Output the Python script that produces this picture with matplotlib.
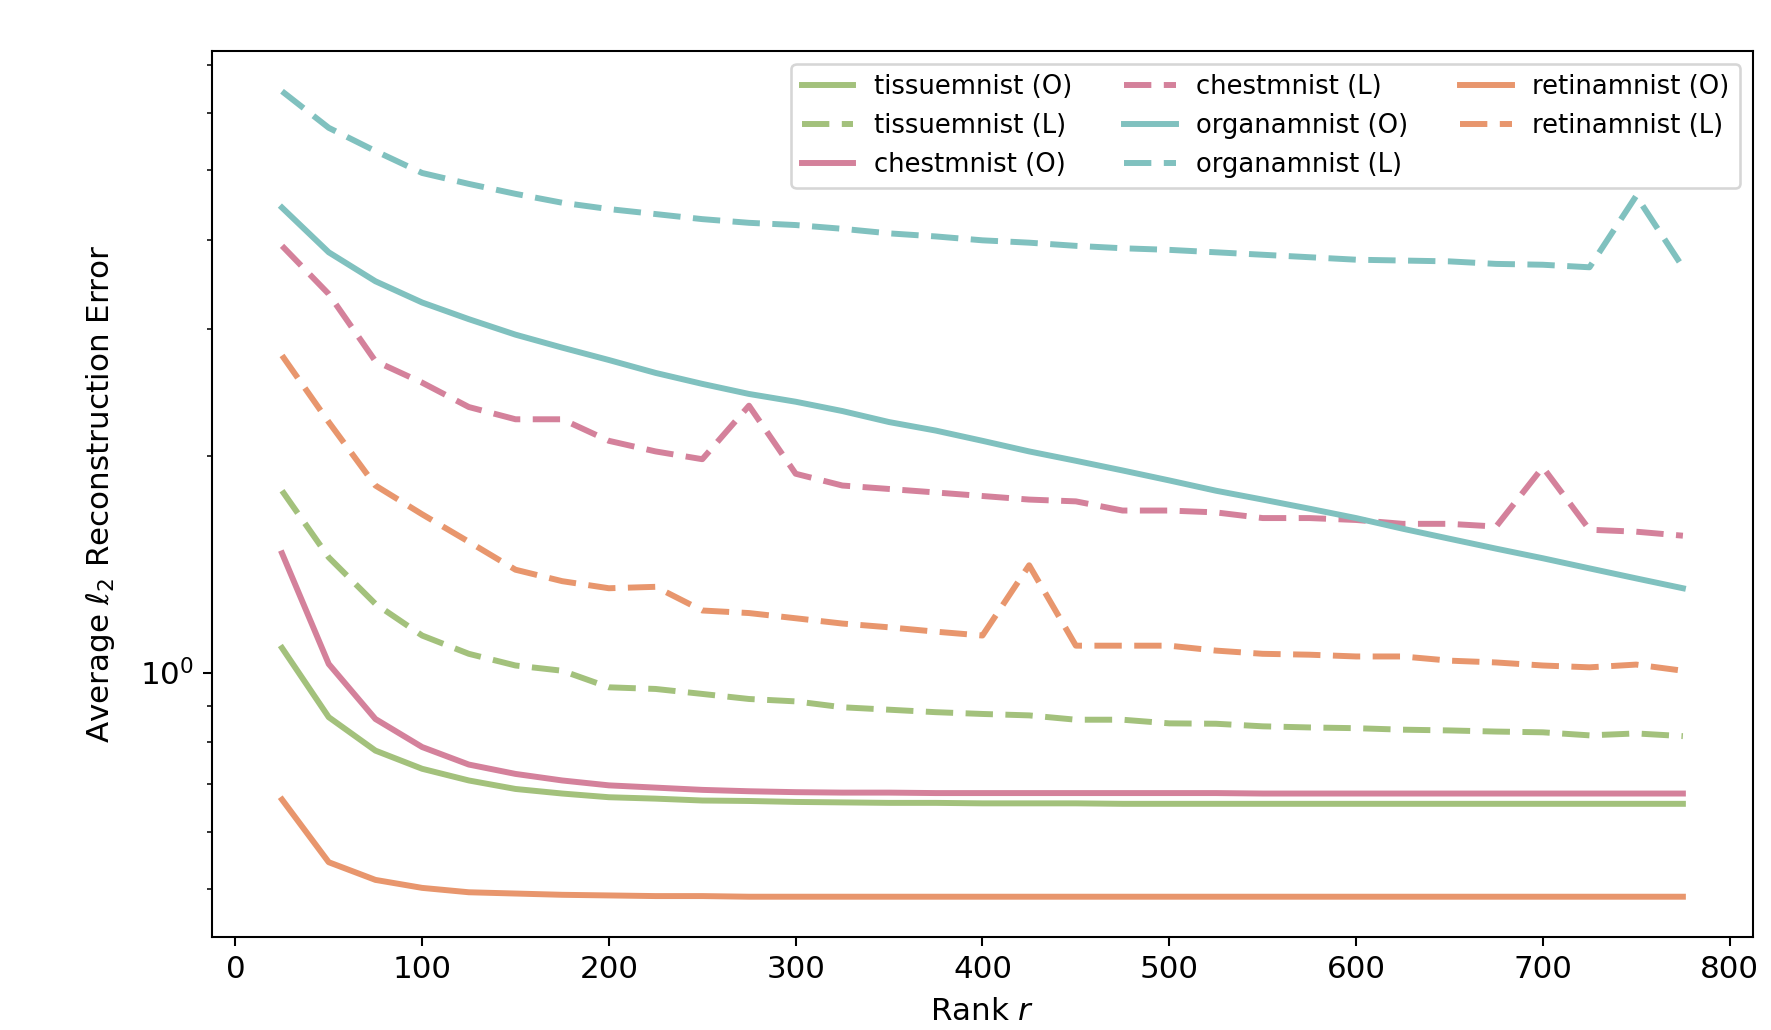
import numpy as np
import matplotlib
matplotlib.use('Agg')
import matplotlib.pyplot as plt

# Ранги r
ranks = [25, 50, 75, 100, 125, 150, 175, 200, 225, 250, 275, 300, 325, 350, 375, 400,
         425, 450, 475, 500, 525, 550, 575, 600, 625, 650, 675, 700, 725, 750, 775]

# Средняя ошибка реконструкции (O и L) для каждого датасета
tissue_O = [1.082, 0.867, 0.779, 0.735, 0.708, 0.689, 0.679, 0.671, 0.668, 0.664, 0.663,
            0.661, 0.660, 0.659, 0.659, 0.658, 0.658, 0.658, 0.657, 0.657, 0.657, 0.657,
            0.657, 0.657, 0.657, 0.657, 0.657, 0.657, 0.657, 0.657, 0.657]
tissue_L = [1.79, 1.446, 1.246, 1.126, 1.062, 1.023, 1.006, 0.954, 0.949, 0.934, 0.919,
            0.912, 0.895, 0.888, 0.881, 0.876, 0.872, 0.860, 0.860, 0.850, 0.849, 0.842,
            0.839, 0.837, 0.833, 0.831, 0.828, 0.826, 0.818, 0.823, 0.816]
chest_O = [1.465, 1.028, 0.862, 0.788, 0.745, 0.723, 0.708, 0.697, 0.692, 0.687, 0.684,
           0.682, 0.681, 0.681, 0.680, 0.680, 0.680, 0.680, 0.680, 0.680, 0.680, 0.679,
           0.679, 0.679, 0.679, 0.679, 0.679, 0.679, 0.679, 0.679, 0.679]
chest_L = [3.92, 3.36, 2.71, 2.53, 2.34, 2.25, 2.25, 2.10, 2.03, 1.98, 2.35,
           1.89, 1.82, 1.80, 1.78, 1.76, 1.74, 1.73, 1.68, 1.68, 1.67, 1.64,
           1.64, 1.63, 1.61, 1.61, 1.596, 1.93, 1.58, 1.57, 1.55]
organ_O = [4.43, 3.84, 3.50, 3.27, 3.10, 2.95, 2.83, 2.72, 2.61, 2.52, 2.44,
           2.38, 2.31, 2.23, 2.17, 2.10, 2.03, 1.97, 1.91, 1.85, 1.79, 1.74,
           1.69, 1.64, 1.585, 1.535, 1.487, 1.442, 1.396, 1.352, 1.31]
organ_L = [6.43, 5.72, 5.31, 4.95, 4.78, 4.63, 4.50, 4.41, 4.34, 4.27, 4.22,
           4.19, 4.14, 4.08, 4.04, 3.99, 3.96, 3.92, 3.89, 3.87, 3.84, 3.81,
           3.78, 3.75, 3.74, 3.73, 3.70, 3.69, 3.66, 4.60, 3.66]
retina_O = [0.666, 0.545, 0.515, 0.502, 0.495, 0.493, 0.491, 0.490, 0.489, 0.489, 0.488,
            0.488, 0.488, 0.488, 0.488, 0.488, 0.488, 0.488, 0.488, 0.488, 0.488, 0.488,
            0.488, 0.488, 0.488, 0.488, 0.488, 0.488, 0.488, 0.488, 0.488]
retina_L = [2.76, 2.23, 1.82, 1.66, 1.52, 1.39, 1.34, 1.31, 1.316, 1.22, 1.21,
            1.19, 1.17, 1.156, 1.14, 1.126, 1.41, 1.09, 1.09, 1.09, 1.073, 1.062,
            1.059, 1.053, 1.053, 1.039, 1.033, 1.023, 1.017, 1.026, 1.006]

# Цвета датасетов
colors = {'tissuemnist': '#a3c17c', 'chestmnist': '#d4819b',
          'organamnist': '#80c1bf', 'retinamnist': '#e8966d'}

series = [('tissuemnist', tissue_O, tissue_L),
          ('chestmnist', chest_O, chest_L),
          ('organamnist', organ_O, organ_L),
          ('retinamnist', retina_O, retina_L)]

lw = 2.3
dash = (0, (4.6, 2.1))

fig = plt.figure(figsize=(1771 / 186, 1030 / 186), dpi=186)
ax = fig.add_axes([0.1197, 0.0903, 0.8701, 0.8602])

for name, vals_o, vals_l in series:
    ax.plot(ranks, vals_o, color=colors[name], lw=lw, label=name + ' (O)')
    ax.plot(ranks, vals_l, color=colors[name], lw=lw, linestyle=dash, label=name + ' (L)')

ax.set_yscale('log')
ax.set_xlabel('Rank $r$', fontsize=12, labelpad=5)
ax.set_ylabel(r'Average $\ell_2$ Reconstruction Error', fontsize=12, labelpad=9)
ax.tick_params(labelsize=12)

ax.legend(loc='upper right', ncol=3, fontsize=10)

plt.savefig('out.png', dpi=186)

++++++++++

- Given request
Indicate how many lines of the material include the word "matplotlib"; the number alone is required.

- Task response
4